Bopis may be one of those dishes that you might normally never see anywhere else but at the local karinderya that you visit for your everyday meals during workdays. This dish is affordable for karinderyas to make because it uses parts that normally are not too coveted by the masa.
The pork heart and lungs are pork cuts that are not normally presented in the display case, so if you plan to make this at home, you might have to ask if these parts are available or order either fresh or frozen from your local butcher or meat shop.
How To Serve Bopis
As a Pinoy ulam recipe, steaming hot rice is bopis‘ best pairing. However, this dish is also a great bar chow or pulutan dish. This is commonly served as pulutan because it pairs wonderfully with an ice-cold beverage. If this is served as a barkada pica pica, serve it as is with lots of chopped chilis, and calamansi on the side so your friends can enjoy this unique dish as they desire.
How To Cook Bopis
Since this dish uses pork parts that can have an odor that might have a gaminess that is unpleasant to the taste, the heart and lungs are simmered in water with vinegar, pandan leaves, lemongrass, and salt. As short as 20 minutes to do this is enough.

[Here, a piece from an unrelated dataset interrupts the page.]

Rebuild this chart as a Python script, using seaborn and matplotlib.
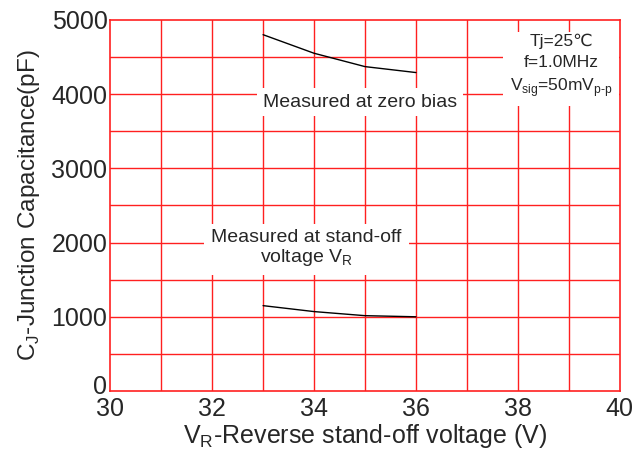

The pork parts are then chopped up into small dice. This may be the most intensive part of the recipe process since the heart and lungs are big parts to have to chop up small. You can speed up this process by using a food processor or chopper. Just note that you might end up with too tiny pieces if you don’t keep an eye on the appliance you’re using.
These chopped-up pieces are then ready to turn into bopis. Garlic and onions are sautéed before the pork is added to the pan. This mix is then seasoned with chilis, vinegar, patis or fish sauce, and black pepper.
Tips To Make Delicious Bopis
Bopis is not a common dish to make for many people so if you need tips on how to make this recipe, here you go:
1 Ensure you get fresh pork parts.
The real trick to this dish is getting your hands on the pork parts and knowing where to get these. Make a call to or visit your local butcher, suking meat monger, or another trusted meat vendor at least the day before or even two days before you want to make the bopis recipe so you’re assured of the availability of the pork parts.
While these parts are not always requested, you never know when there might be a city-wide bopis craving and all the parts you need won’t be available. Then it’s just a matter of following our easy bopis recipe to make the best bopis.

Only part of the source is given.